The study of changes, usually to democracy

In political science and in international and comparative law and economics, transitology is the study of the process of change from one political regime to another, mainly from authoritarian regimes to democratic ones rooted in conflicting and consensual varieties of economic liberalism.

Transitology tries to explain processes of democratization in a variety of contexts, from bureaucratic authoritarianism and other forms of dictatorship in Latin America, southern Europe and northern Africa to postcommunist developments in eastern Europe. The debate has become something of an academic "turf-war" between comparative studies and area studies scholars, while highlighting several problematic features of social science methodology, including generalization, an overemphasis on elite attitudes and behavior, Eurocentrism, the role of history in explaining causality, and the inability to produce testable hypotheses.

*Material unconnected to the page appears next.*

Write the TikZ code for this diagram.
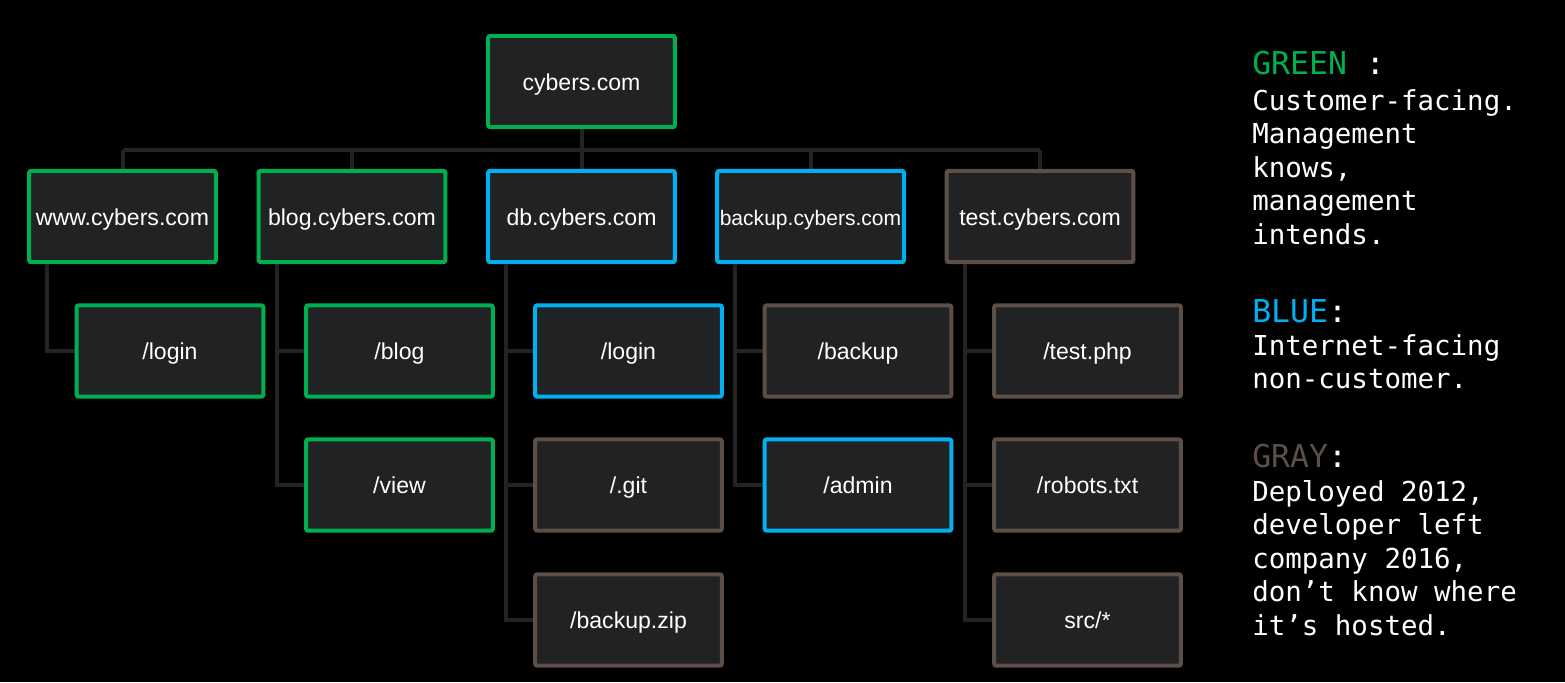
\documentclass[tikz,border=0pt]{standalone}
\usepackage{fontspec}
\setmainfont{Liberation Sans}
\newfontfamily\legendfont{DejaVu Sans Mono}
\definecolor{cgreen}{HTML}{00B050}
\definecolor{cblue}{HTML}{00B0F0}
\definecolor{cgray}{HTML}{5B4F48}
\definecolor{cfill}{HTML}{212224}
\definecolor{cline}{HTML}{232323}
\tikzset{
  box/.style={draw, line width=3pt, fill=cfill, rounded corners=1.5pt,
    minimum width=140pt, minimum height=68.5pt, inner sep=0pt,
    text height=14pt, text depth=0.8pt,
    text=white, font=\fontsize{17.3}{20}\selectfont},
  gbox/.style={box, draw=cgreen},
  bbox/.style={box, draw=cblue},
  ybox/.style={box, draw=cgray},
  conn/.style={draw=cline, line width=3pt},
  legtext/.style={anchor=north west, inner sep=0pt, text=white, align=left,
    font=\legendfont\fontsize{20.6}{25.1}\selectfont},
  leghead/.style={anchor=base west, inner sep=0pt, text=white,
    font=\legendfont\fontsize{23.6}{26}\selectfont}
}
\begin{document}
\begin{tikzpicture}[x=0.75pt,y=-0.75pt]
\fill[black] (0,0) rectangle (1565,682);
\useasboundingbox (0,0) rectangle (1565,682);

% node positions
\coordinate (root) at (581.5,81.5);
\coordinate (www) at (122.5,216.5);
\coordinate (blog) at (352,216.5);
\coordinate (db) at (581.5,216.5);
\coordinate (backup) at (810.5,216.5);
\coordinate (test) at (1040,216.5);
\coordinate (bar) at (0,150);

% connectors behind the boxes
\path[conn] (root) -- (root |- bar);
\path[conn] (www |- bar) -- (test |- bar);
\foreach \n in {www,blog,db,backup,test}{
  \path[conn] (\n) -- (\n |- bar);
}

% nodes
\node[gbox] (nroot) at (root) {cybers.com};
\node[gbox] (nwww) at (www) {www.cybers.com};
\node[gbox] (nblog) at (blog) {blog.cybers.com};
\node[bbox] (ndb) at (db) {db.cybers.com};
\node[bbox, font=\fontsize{15.8}{18}\selectfont] (nbackup) at (backup) {backup.cybers.com};
\node[ybox] (ntest) at (test) {test.cybers.com};

\coordinate (wx) at ([xshift=15pt]nwww.south west);
\coordinate (bx) at ([xshift=15pt]nblog.south west);
\coordinate (dx) at ([xshift=15pt]ndb.south west);
\coordinate (kx) at ([xshift=15pt]nbackup.south west);
\coordinate (tx) at ([xshift=15pt]ntest.south west);

\coordinate (wlogin) at (170,351);
\coordinate (bblog) at (399.5,351);
\coordinate (bview) at (399.5,485);
\coordinate (dlogin) at (628.5,351);
\coordinate (dgit) at (628.5,485);
\coordinate (dzip) at (628.5,620);
\coordinate (kbackup) at (858,351);
\coordinate (kadmin) at (858,485);
\coordinate (tphp) at (1087.5,351);
\coordinate (trobots) at (1087.5,485);
\coordinate (tsrc) at (1087.5,620);

\path[conn] (wx) |- (wlogin);
\path[conn] (bx) |- (bview);
\path[conn] (bblog) -- (bblog -| bx);
\path[conn] (dx) |- (dzip);
\path[conn] (dlogin) -- (dlogin -| dx);
\path[conn] (dgit) -- (dgit -| dx);
\path[conn] (kx) |- (kadmin);
\path[conn] (kbackup) -- (kbackup -| kx);
\path[conn] (tx) |- (tsrc);
\path[conn] (tphp) -- (tphp -| tx);
\path[conn] (trobots) -- (trobots -| tx);

\node[gbox] (nwlogin) at (wlogin) {/login};
\node[gbox] (nbblog) at (bblog) {/blog};
\node[gbox] (nbview) at (bview) {/view};
\node[bbox] (ndlogin) at (dlogin) {/login};
\node[ybox] (ndgit) at (dgit) {/.git};
\node[ybox] (ndzip) at (dzip) {/backup.zip};
\node[ybox] (nkbackup) at (kbackup) {/backup};
\node[bbox] (nkadmin) at (kadmin) {/admin};
\node[ybox] (ntphp) at (tphp) {/test.php};
\node[ybox] (ntrobots) at (trobots) {/robots.txt};
\node[ybox] (ntsrc) at (tsrc) {src/*};

% legend
\node[leghead] (lg) at (1252,74.5) {\textcolor{cgreen}{GREEN} :};
\node[legtext] (lgt) at (1252,89) {Customer-facing.\\Management\\knows,\\management\\intends.};
\node[leghead] (lb) at (1252,322.5) {\textcolor{cblue}{BLUE}:};
\node[legtext] (lbt) at (1252,334) {Internet-facing\\non-customer.};
\node[leghead] (ly) at (1252,467) {\textcolor{cgray}{GRAY}:};
\node[legtext] (lyt) at (1252,480) {Deployed 2012,\\developer left\\company 2016,\\don’t know where\\it’s hosted.};
\end{tikzpicture}
\end{document}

Transitology explains the different pathways to and from democracy as explained in the Massive Open Online Course MOOC on Transitology set up by Anja Mihr and launched by the Global Campus for Human Rights . In this training course Transitology is explained as a concept and analytical framework applied in political and social science to analyse political regime change in either ways, democratic or autocratic. Successful democratic transition, is one pathway how democratic institutions slowly consolidate and strengthen over time. Transitology also explains why weak and corrupted democratic institutions fail and backslide into authoritarian political practices and, subsequently, autocracies.

==Notable academics==
- Dankwart Rustow, father of the theory of transitology, former Columbia University professor, and professor for 25 years at the City University of New York.
- Philippe C. Schmitter, a key proposes on transitology and author of Transitions from Authoritarian Rule: Tentative Conclusions About Uncertain Democracies (1986) with Guillermo O'Donnell.
- Joseph Stiglitz, Nobel Prize–winning economist and professor of economics at Columbia University.
- Jeffrey Sachs, Director of the Earth Institute, Columbia University.
- Katharina Pistor, Professor of Law, Columbia University.
- Seymour Martin Lipset, While Lipset did not study transitology directly, his theories on the role of economic development in the survival of democracy, first articulated in "Some Social Requisites of Democracy: Economic Development and Political Legitimacy, has been influential in the field.
- Larry Diamond, political science professor at Stanford University, has been significant in the development of the concept of illiberal democracy and its role in democratic transitions.
- Thomas Carothers, also significant in the development of the concept of illiberal democracy and articulating the distinction between a consolidating democracy and an illiberal democracy.